«История Марии и Жюльена» – история любви часового мастера и странной девушки, первоначально привидевшейся ему во сне, а позже появившейся в реальности. Здесь Риветт снимает скорее сказку, чем барочный притчевый фантом (одно из свидетельств возрождения барочной эстетики в новой форме в начале двухтысячных годов). Как выясняется – героиня призрак. Когда-то покончив с собой из-за несчастной любви, девушка тем не менее осталась жить во плоти, вновь полюбила и не желает уходить из этого мира. Через жертву, которую она приносит (забвение со стороны своего любимого), героиня обретает плоть и возвращается к жизни. Теперь она должна снова стать любимой для человека, который, просыпаясь, видит её «впервые». Фильм, что традиционно для Риветта, строится на грани яви и сновидений. Режиссёр обращается к своим излюбленным образам: тайная организация, персонажи-фантомы, таинственные, никому не понятные «правила жизни и смерти» и т. д., но повествование становится более будничным, прозаичным и по сравнению с шестидесятыми и семидесятыми годами более жанровым. Единственным режиссёрским «нововведением» в модели мироздания становится любовь, путеводная и всепобеждающая. Благодаря ей героиня возвращается к жизни – только так можно победить мир, который, как раньше считал Риветт, как и Париж, «не сдаётся».

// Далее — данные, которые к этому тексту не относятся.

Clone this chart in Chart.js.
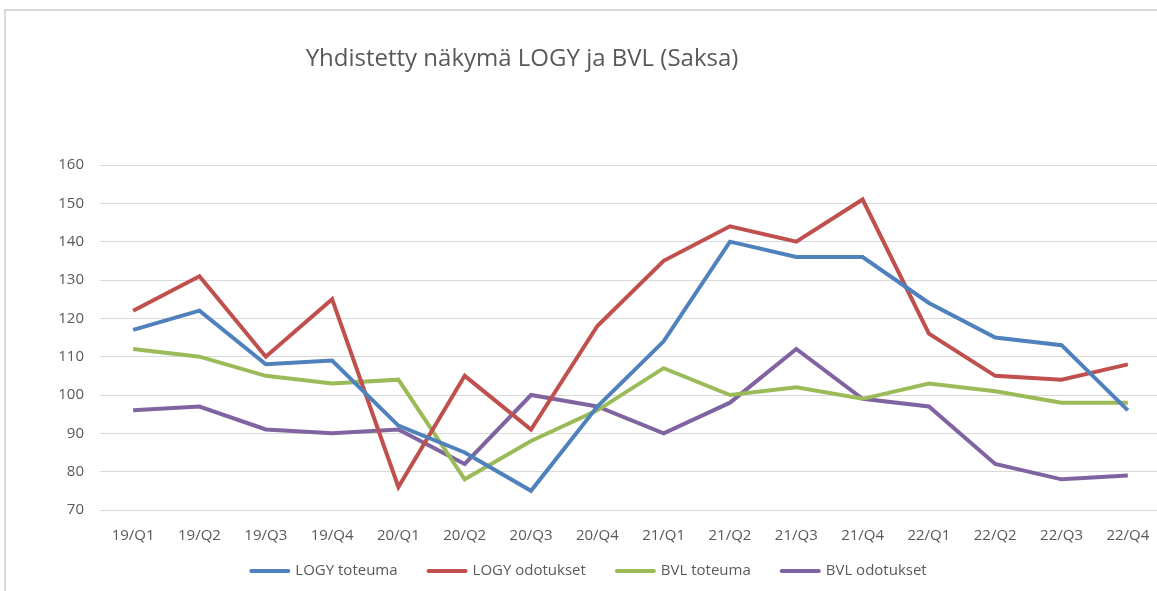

Эрик Ромер после долгих лет верности «Моральным историям» (Contes moraux) и «Четырём сезонам» (Quatre saisons) позволяет себе различные поиски, в том числе формальные: «Англичанка и герцог» (L’Anglaise et le Due, 2001), «Тройной агент» (Triple agent, 2004) и неожиданно получившая популярность «Любовь Астреи и Селадона» (Les Amours de d’Astree et de Celadon, 2007). По сути он продолжает темы своих предыдущих картин, но просматривает их совершенно на ином материале. Он отходит от современных персонажей и обращается к иным историческим эпохам, стилизуя под живопись XVII века интерьеры в фильме «Англичанка и герцог»; воссоздает атмосферу Парижа 1930-х гг. XX века в «Тройном агенте», а в картине «Любовь Астреи и Селадона» переносится в Галлию V века.
Два главных новатора шестидесятых Ален Рене и Жан-Люк Годар по-разному выстраивают отношение со зрителем. Рене погружается в мир водевиля, бульварного представления: «Старая песня» (On connait la chanson, 1997), «Только не в губы» (Pas sur la bouche, 2003), «Сердца» (Coeurs, 2006). Годар же остаётся верным себе как в следовании эксперименту, так и в плане продуктивности. За последние два десятилетия он создаёт 25 работ, среди которых наиболее заметными стали «История(и) кино» (Histoire(s) du cinema, 1988–1998); «Германия, 90» (Allemagne, annee 90 neuf zero, 1991); «Увы, мне» (Helas pour moi, 1993), «Моцарт навсегда» (For ever Mozart, 1996), «Старое место» (The Old place, 1998); «Хвала любви» (Eloge de l’amour, 1999); «Наша музыка» (Notre musique, 2003); «Фильм-социализм» (Film socialism, 2008).
Из старшего поколения в своей обращенности к цифровым технологиям (схожей с экспериментами К. Маркера) наиболее близка современным веяниям Аньес Варда, «бабушка новой волны»: «Сборщики и сборщицы колосьев» (Les Glaneurs et la glaneuse, 2000), «Сборщики и сборщицы колосьев… два года спустя» (Les Glaneurs et la glaneuse… deux ans apres, 2002), «Вдовы Нуармутье» (Les Veuves de Noirmoutier, 2005), «Остров и она» (L’lle et elle, 2006) и др.
Два режиссёра-ровесника «новой волны», пришедшие в кинематограф чуть позже, Клод Соте и Морис Пиала, традиционно демонстрировали две противоположные друг другу стилевые формы: Соте – классицизм, Пиала – «прямое кино». Клода Соте всегда воспринимали как продолжателя «третьего пути» французского кинематографа а-ля Франсуа Трюффо. В девяностые годы перед смертью (2000 г.) он успевает снять две блестящие работы в этом направлении: «Холодное сердце» (Un Coeur en hiver, 1992) и «Нелли и господин Арно» (Nelly & Monsieur Arnaud, 1995). Морис Пиала на протяжении долгого времени занимался в кино социально-психологическими исследованиями конкретных представителей определённых общественных групп.